Dash was sandblasted and primed with SPI epoxy primer - 3 double coats with blocking in between coats (first with 180 and then with 400 both dry). Last coat of epoxy was sanded with 800 grit wet.
Two coats of Pro-Spray base in original '55 Regal Turquoise.
Three coats of SPI Universal Clear (urethane).
Base and clear were sprayed with Iwata LPH-400 gun.
I`d definitely use a spray gun to paint it with over the spray cans. I painted mine years ago with a spray gun but had a hard time getting good coverage over the instrument panel area with the glass still in. This time i had the paint shop shoot it while doing the body.
:confused0006:Rattle cans have their place and have improved greatly in the last few years. No argument that a spray gun is the better choice and more professional, but rattle cans can be used on smaller items. A dash board, i think, can be done with a can with better results if windshield is removed. As always, proper preparation is the key for good looking end results.
While having the facilities and equipment to do a professional job is nice, Not everyone has the money and/or equipment. For the guy who doesn;t, here is what you do.
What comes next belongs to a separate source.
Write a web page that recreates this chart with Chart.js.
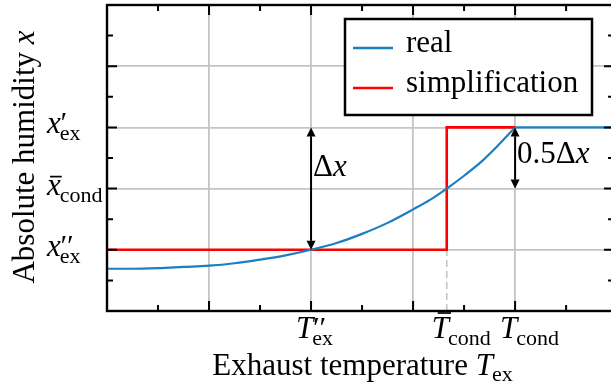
<!DOCTYPE html>
<html>
<head>
<meta charset="utf-8">
<script src="https://cdn.jsdelivr.net/npm/chart.js@4.4.0/dist/chart.umd.min.js"></script>
<style>
  html, body { margin: 0; padding: 0; background: #fff; }
</style>
</head>
<body>
<canvas id="myChart" width="611" height="389"></canvas>
<script>
// real humidity curve (rising part)
const realX = [0.01, 0.25, 0.5, 0.75, 1.0, 1.25, 1.5, 1.75, 2.0, 2.25, 2.5, 2.75, 3.0, 3.17, 3.33, 3.5, 3.67, 3.83, 4.0];
const realY = [0.69, 0.69, 0.70, 0.72, 0.74, 0.78, 0.84, 0.91, 1.0, 1.11, 1.26, 1.44, 1.66, 1.82, 2.0, 2.21, 2.44, 2.70, 3.0];
// real curve after saturation
const satX = [4.0, 4.94];
const satY = [3.0, 3.0];
// step simplification
const simpX = [0.01, 3.33, 3.33, 4.0];
const simpY = [1, 1, 3, 3];
// dashed helper line below the step
const stepGuideX = [3.33, 3.33];
const stepGuideY = [0, 1];

// tick labels ("bar " = overbar, ' = prime, _ = subscript)
const xTickValues = [2, 3.33, 4];
const xTickLabels = ["T''_ex", "bar T_cond", "T_cond"];
const yTickValues = [1, 2, 3];
const yTickLabels = ["x''_ex", "bar x_cond", "x'_ex"];

// difference arrows
const arrowX = [2, 4];
const arrowFrom = [1, 2];
const arrowTo = [3, 3];
const arrowText = ["Δ", "0.5Δ"];
const arrowTextY = [2.2, 2.42];

const legendLabels = ["real", "simplification"];

const blue = "#1a7fc1";
const red = "#ff0000";
const gridCol = "#c4c4c4";
const serif = '"Liberation Serif", "Times New Roman", serif';
const big = "31px ";
const small = "22px ";

const toPts = (xs, ys) => xs.map((x, i) => ({ x: x, y: ys[i] }));

function parseLabel(s) {
  let bar = false;
  if (s.startsWith("bar ")) { bar = true; s = s.slice(4); }
  const parts = s.split("_");
  return { bar: bar, main: parts[0][0], primes: parts[0].length - 1, sub: parts[1] || "" };
}

// symbol with overbar / primes / subscript, left edge at x0
function drawSymbol(ctx, label, x0, base) {
  const lab = parseLabel(label);
  ctx.textAlign = "left";
  ctx.textBaseline = "alphabetic";
  ctx.font = "italic " + big + serif;
  const mainW = ctx.measureText(lab.main).width;
  ctx.fillText(lab.main, x0, base);
  if (lab.bar) {
    const isT = lab.main === "T";
    const h = isT ? 25 : 18;
    ctx.save();
    ctx.lineWidth = 1.7;
    ctx.beginPath();
    ctx.moveTo(x0 + (isT ? 6 : 3), base - h);
    ctx.lineTo(x0 + mainW + (isT ? 2 : 1), base - h);
    ctx.stroke();
    ctx.restore();
  }
  if (lab.primes) {
    ctx.font = "italic 30px " + serif;
    ctx.fillText(lab.primes === 2 ? "′′" : "′", x0 + mainW - 2, base - 1);
  }
  ctx.font = small + serif;
  ctx.fillText(lab.sub, x0 + mainW - 1, base + 7);
}

function drawArrow(ctx, x, y1, y2) {
  const head = 9, half = 4.5;
  ctx.beginPath();
  ctx.moveTo(x, y1 + head);
  ctx.lineTo(x, y2 - head);
  ctx.stroke();
  ctx.beginPath();
  ctx.moveTo(x, y1); ctx.lineTo(x - half, y1 + head); ctx.lineTo(x + half, y1 + head);
  ctx.closePath(); ctx.fill();
  ctx.beginPath();
  ctx.moveTo(x, y2); ctx.lineTo(x - half, y2 - head); ctx.lineTo(x + half, y2 - head);
  ctx.closePath(); ctx.fill();
}

const decor = {
  id: "decor",
  afterDatasetsDraw(chart) {
    const ctx = chart.ctx;
    const xs = chart.scales.x, ys = chart.scales.y;
    const area = chart.chartArea;
    const right = xs.getPixelForValue(4.97);
    ctx.save();
    ctx.strokeStyle = "#000";
    ctx.fillStyle = "#000";

    // arrows and their labels
    ctx.lineWidth = 2;
    arrowX.forEach((v, i) => {
      const px = xs.getPixelForValue(v);
      drawArrow(ctx, px, ys.getPixelForValue(arrowTo[i]), ys.getPixelForValue(arrowFrom[i]));
      const base = ys.getPixelForValue(arrowTextY[i]);
      ctx.textAlign = "left";
      ctx.font = big + serif;
      ctx.fillText(arrowText[i], px + 2, base);
      const w = ctx.measureText(arrowText[i]).width;
      ctx.font = "italic " + big + serif;
      ctx.fillText("x", px + 2 + w, base);
    });

    // frame
    ctx.lineWidth = 2.4;
    ctx.strokeRect(area.left, area.top, right - area.left, area.bottom - area.top);

    // inward ticks
    ctx.lineWidth = 2;
    ctx.beginPath();
    for (let v = 0.5; v < 5; v += 0.5) {
      const len = Number.isInteger(v) ? 10 : 6;
      const px = xs.getPixelForValue(v);
      ctx.moveTo(px, area.bottom); ctx.lineTo(px, area.bottom - len);
      ctx.moveTo(px, area.top); ctx.lineTo(px, area.top + len);
      const py = ys.getPixelForValue(v);
      ctx.moveTo(area.left, py); ctx.lineTo(area.left + len, py);
      ctx.moveTo(right, py); ctx.lineTo(right - len, py);
    }
    ctx.stroke();

    // legend
    const lx = 345, ly = 19, lw = 247, lh = 96;
    ctx.fillStyle = "#fff";
    ctx.fillRect(lx, ly, lw, lh);
    ctx.lineWidth = 2.5;
    ctx.strokeRect(lx, ly, lw, lh);
    legendLabels.forEach((t, i) => {
      const y = 48 + i * 40;
      ctx.strokeStyle = chart.data.datasets[i === 0 ? 0 : 2].borderColor;
      ctx.lineWidth = 2.5;
      ctx.beginPath();
      ctx.moveTo(353, y); ctx.lineTo(393, y);
      ctx.stroke();
      ctx.fillStyle = "#000";
      ctx.font = big + serif;
      ctx.textAlign = "left";
      ctx.fillText(t, 406, y + 4);
    });

    // tick labels
    ctx.fillStyle = "#000";
    ctx.strokeStyle = "#000";
    xTickValues.forEach((v, i) => {
      drawSymbol(ctx, xTickLabels[i], xs.getPixelForValue(v) - 15, 338);
    });
    yTickValues.forEach((v, i) => {
      drawSymbol(ctx, yTickLabels[i], 47, ys.getPixelForValue(v) + 6);
    });

    // axis titles
    ctx.font = big + serif;
    const t1 = "Exhaust temperature ";
    const w1 = ctx.measureText(t1).width;
    ctx.font = "italic " + big + serif;
    const wT = ctx.measureText("T").width;
    ctx.font = small + serif;
    const wS = ctx.measureText("ex").width;
    let x0 = 363 - (w1 + wT + wS) / 2;
    ctx.font = big + serif;
    ctx.fillText(t1, x0, 375);
    ctx.font = "italic " + big + serif;
    ctx.fillText("T", x0 + w1, 375);
    ctx.font = small + serif;
    ctx.fillText("ex", x0 + w1 + wT - 1, 381);

    ctx.save();
    ctx.translate(34, 157);
    ctx.rotate(-Math.PI / 2);
    ctx.font = big + serif;
    const t2 = "Absolute humidity ";
    const w2 = ctx.measureText(t2).width;
    ctx.font = "italic " + big + serif;
    const wx = ctx.measureText("x").width;
    x0 = -(w2 + wx) / 2;
    ctx.font = big + serif;
    ctx.fillText(t2, x0, 0);
    ctx.font = "italic " + big + serif;
    ctx.fillText("x", x0 + w2, 0);
    ctx.restore();

    ctx.restore();
  }
};

const ctx = document.getElementById("myChart").getContext("2d");
const myChart = new Chart(ctx, {
  type: "line",
  data: {
    datasets: [
      { label: "real", data: toPts(realX, realY), borderColor: blue, borderWidth: 2.2,
        cubicInterpolationMode: "monotone", pointRadius: 0 },
      { label: "real (saturated)", data: toPts(satX, satY), borderColor: blue, borderWidth: 2.2,
        tension: 0, pointRadius: 0 },
      { label: "simplification", data: toPts(simpX, simpY), borderColor: red, borderWidth: 2.6,
        tension: 0, pointRadius: 0 },
      { label: "guide", data: toPts(stepGuideX, stepGuideY), borderColor: gridCol, borderWidth: 1.6,
        borderDash: [7, 4], tension: 0, pointRadius: 0 }
    ]
  },
  options: {
    responsive: false,
    devicePixelRatio: 1,
    animation: false,
    layout: { padding: { left: 107, right: 0, top: 5, bottom: 78 } },
    plugins: { legend: { display: false }, tooltip: { enabled: false } },
    scales: {
      x: {
        type: "linear", min: 0, max: 4.94,
        ticks: { display: false, stepSize: 0.5 },
        grid: {
          color: c => (Number.isInteger(c.tick.value) && c.tick.value > 0) ? gridCol : "rgba(0,0,0,0)",
          lineWidth: 1.8, drawTicks: false
        },
        border: { display: false },
        afterFit: s => { s.height = 0; }
      },
      y: {
        type: "linear", min: 0, max: 5,
        ticks: { display: false, stepSize: 0.5 },
        grid: {
          color: c => (Number.isInteger(c.tick.value) && c.tick.value > 0 && c.tick.value < 5) ? gridCol : "rgba(0,0,0,0)",
          lineWidth: 1.8, drawTicks: false
        },
        border: { display: false },
        afterFit: s => { s.width = 0; }
      }
    }
  },
  plugins: [decor]
});
</script>
</body>
</html>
First off, Rattle cans have alot more thinner in them than a paint gun, so when they dry the film coat is probably 1/3 the thickness of a spray gun coat. So you put three coats instead of one.
Secondly, They are right, 90% of the job is the prep, Sand verything with 180 then 320 and then 400. Go to your auto parts store and get sanding primer, (Not lowes or walmart generic) do the same thing with the primer.
The next important part is what kind of paint you use. I recently saw Acrylic Enamel in spray cans at oRileys. Acrylic enamel is much better than oil base enamel. If you follow these steps and take your time, you can get results that would challenge anyone to know it was painted with a rattle can.